Dr Holloway: Drilling through
high pressure accumulations of gas is an every day fact of life
in the oil industry because when you discover gas fields they
are under pressure and that pressure is retained by dense mud
inserted in the well. Drilling through an existing CO2 storage
site should not in itself necessarily promote leakage because
you can control your well drilling process and plug your well
with suitable materials afterwards. On the question of earthquakes,
the saline aquifer storage experiment in Nagaoka in Japan was
hit by a magnitude 6.3 earthquake during the experimental period
and this did not in any way damage the site significantly at all.
One would try and store CO2 away from earthquake prone zones.
It seems unlikely to me that seismic activity of that kind would
be a significant risk because geologists are able to predict areas
where the seismic risk is very low. CO2 is not planned to be stored
in caverns but in the pore spaces between grains of sedimentary
rocks. The concept of an underground, large cavity is not realistic.
Dr Riley: The Miller field where
BP propose to reinject CO2 is in the region of the UK continental
shelf which experiences the most frequent and strongest earthquakes
and the oil and gas from the Miller field has not been shown to
be leaking. It has been in place there for many tens of millions
of years.
Q99 Dr Iddon: Can I ask whether an
adequate risk management assessment has been made anywhere in
the world for CCS technology?
Dr Holloway: There is a published
assessment of the risks of enhanced oil recovery and CO2 storage
in the Forties oilfield. That concluded that the risks from the
natural or geological system were negligible and not enough was
really known about the risks associated with the wells to be able
to make significant comment.
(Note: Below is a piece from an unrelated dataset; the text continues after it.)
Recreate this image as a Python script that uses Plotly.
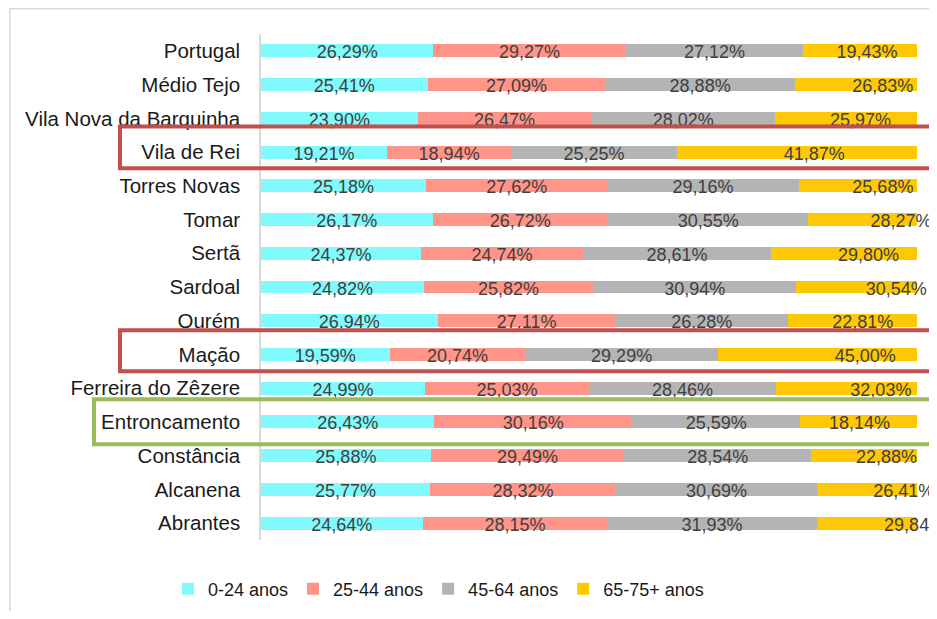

Within the IPCC 2006 revision of
the guidelines for greenhouse gas inventories, there will be some
general guidelines about the sort of process that should be gone
through of characterising the geology, modelling the geology to
see if there are places where the site might leak and how the
CO2 will be distributed underground, monitoring that, feeding
back the monitoring results to check that the models are correct,
preparing a remediation plan in the event of any leaks and, when
injection into the site is finished, subsequently monitoring will
continue and so will iteration with the models to such a point
that we feel confident that the future distribution of carbon
dioxide can be predicted and an agreement between, say, the regulator
and the operator would then ensue and the site could be closed.